Moreover, in 1989, in “City of Canton v. Harris, the Court made clear that a governmental entity can be held liable under Section 1983 for its failure to train employees only if the plaintiff can prove ‘deliberate indifference’ to an obvious risk that constitutional violations will directly result from the policy or custom.”
In their ruling, “the Court discussed two hypothetical scenarios that might meet this standard: (1) cases in which the policymaker has been alerted to a training problem by a series of prior violations; and (2) cases involving single incidents, in which the need for training is so glaringly obvious that constitutional violations are inevitable.”
In 1963, in Brady v. Maryland, the Supreme Court ruled that failure to disclose exculpatory evidence that is material to a defendant’s innocence violates the defendant’s right to due process. Furthermore, evidence that may reduce the defendant’s sentence must also be disclosed to the defense.

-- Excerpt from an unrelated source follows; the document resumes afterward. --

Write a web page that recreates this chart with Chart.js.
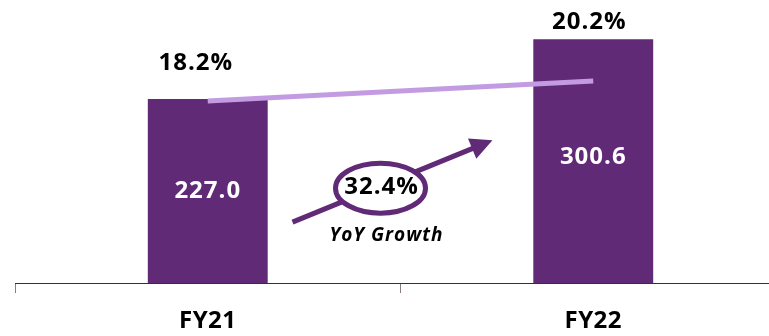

Based on the premise that the DA’s Office was liable for its failure to train prosecutors on Brady violations, a jury awarded Thompson $14 million in damages, a record for the state, and an additional $1 million in attorney’s fees.
The State then appealed the verdict, claiming it would bankrupt the DA’s Office if the verdict were to stand, all the way up to the Fifth Court of Appeals. In their review of the case, the “panel’s view, because Brady violations are ‘a highly predictable consequence’ of failure to train, a pattern of similar violations is not required to show the ‘deliberate indifference’ required by Canton.”
The SCOTUSblog also reported that “the panel found that Thompson had demonstrated Connick’s deliberate indifference to the obvious need to train prosecutors on Brady by proving that the prosecutors were indeed inadequately trained and that Connick knew that failure to train would result in violations.” Therefore, under Section 1983, the panel held that Thompson could recover damages.
Subsequently, the State appealed the case one last time, to the US Supreme Court, which heard oral arguments from both sides last fall.